In NWN2, whenever a conversation with an NPC happens, it's a conversation - a conversation with the party.
When a major combat ends and a conversation needs to start right away, it does a little screen fade, and moves the actors so that they can all converse in the space; this creates and preserves the in-universe immersion in a way that rigid one-on-one immediate dialogues and sudden teleports don't; it works well.
The conversations are indeed conversations and everyone who is present for it is involved in it. companions speak up alongside NPCs as the discussion unfolds, and the player character is one element within that; you get to speak regularly, and direct the conversation and line of inquiry in the general and primary sense, while an actual conversation unfolds around you with everyone else having their say, in character, as they would. You-as-leader still ultimately tend to have the final say in most matters; the game lets the player make choices, as a game should - but those choices can still have consequences up to and including other party members who cannot abide your course taking action of their own because of it.
The party discussing what needed to be done, or their next steps, is always a discussion between the whole party that is present - not five or six discrete one-to-one independent dialogues which make no sense in context.
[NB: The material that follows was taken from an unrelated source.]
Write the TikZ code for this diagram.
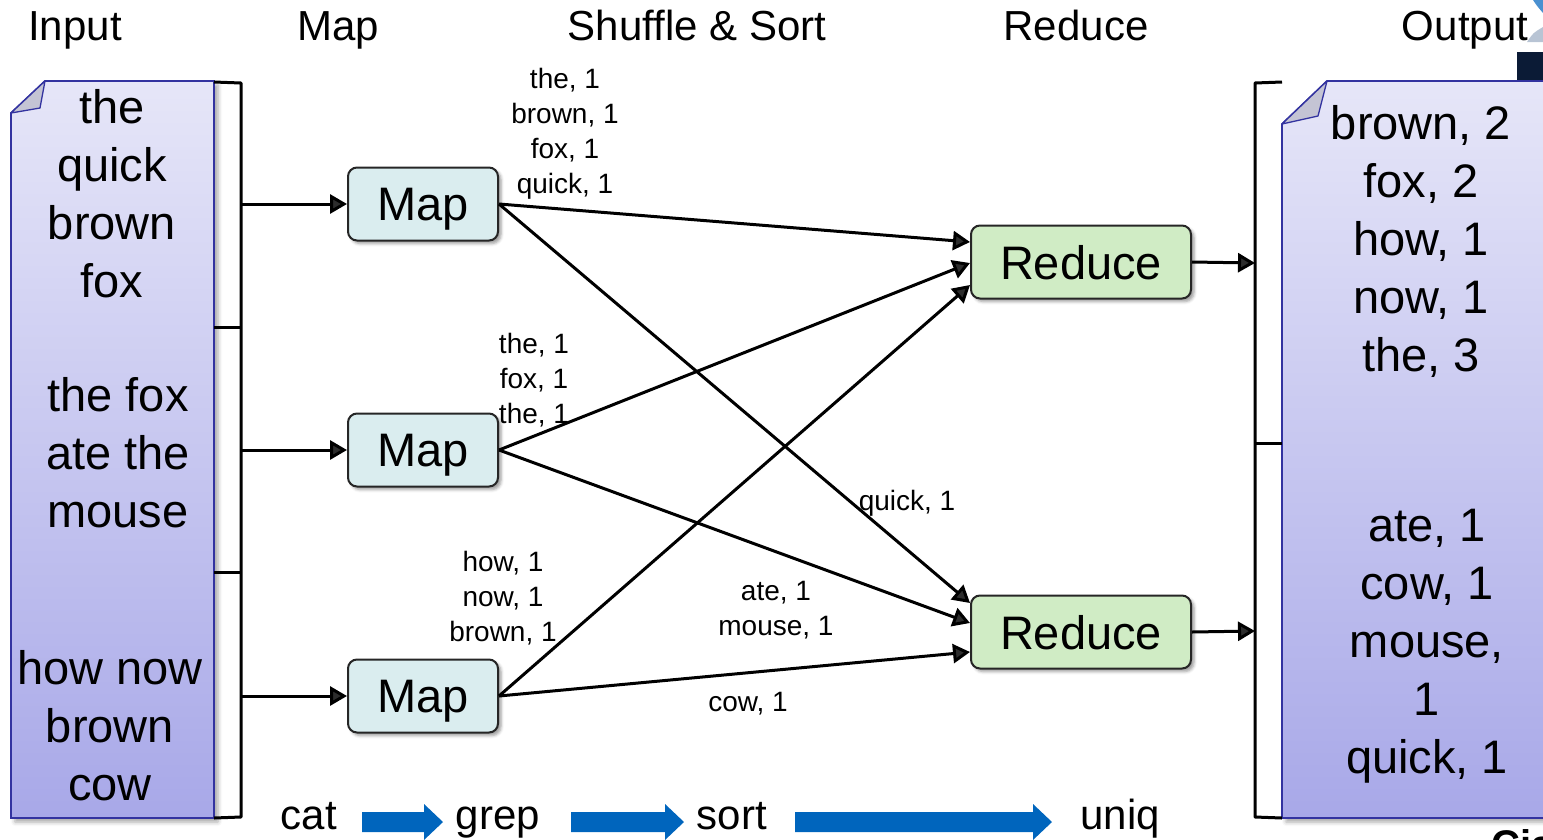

That game also doesn't Put emotional or ethical responses on your character without you actively choosing them - unlike current BG3 which forcefully characterises your own player character for you, with strong, visceral reactions and behaviours, completely outside of your control and your expression; the games Makes your character do and say things that actively rub against any type of personal characterisation except the one that Larian has picked for your character to have, over your head... and that's just disgusting, for what is meant to be a character-driven rpg.
How is it that a game that is more than fifteen years old has a more evolved and more advanced method of handling party conversation than this game currently has? And why are some people trying to defend this?